The robot will be constrained by nonholonomic constraints.  This means that the robot will be unable to move sideways and there will be a minimum turning radius.

The planner has two parts: the holonomic and nonholonomic planners.  The first will create a collision-free path that assumes no constraints on the robot's movements.  The latter takes the path from the first and recursively decomposes the path into sub-paths until the entire path is feasible.  The set of the types of possible curves for the sub-paths (there are 48 of them) is called Reeds and Shepp curves.
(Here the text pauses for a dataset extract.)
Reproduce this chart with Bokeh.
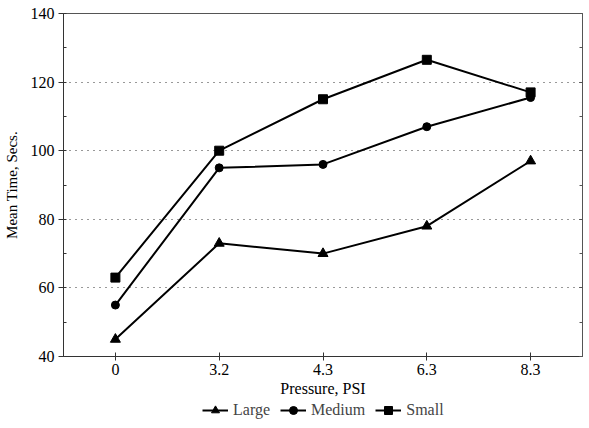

The holonoic path planner provides a free path to the goal, but not an optimal one.  After running the nonholonomic path planner, the general efficiency of the path is improved (still not optimal but good).  The accuracy around areas of clutter is still far from being optimal.  To try to improve this, a system that randomly takes two points and tries to connect them using an RS curve.  It does this as many times as possible in the time allowed for the path planning.

There are still cases where the planner cannot get a path that has few reversals in it.  In these casese, after some optimimization time has passed, a request is made for the holonomic planner to create a new free path.  It tries creating the new path backward, which changes the potential field.
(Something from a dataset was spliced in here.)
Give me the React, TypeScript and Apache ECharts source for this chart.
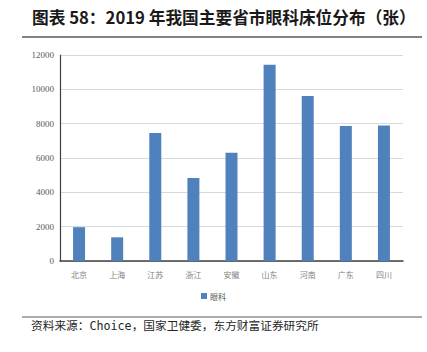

Using these techniques the author was able to make a significantly faster path planner, and in addition creates a shorter path.

The author does though make several references to the speed difference that could be achieved using newer and faster hardware.  There is no discussion in the paper about how the previous work, of Michel Taix, would have been affected by a similar improvement in technology.  The author states that his planner is 1 to 2 orders of magnitude faster.  It is quite possible that in actuality that speed difference is entirely hardware related.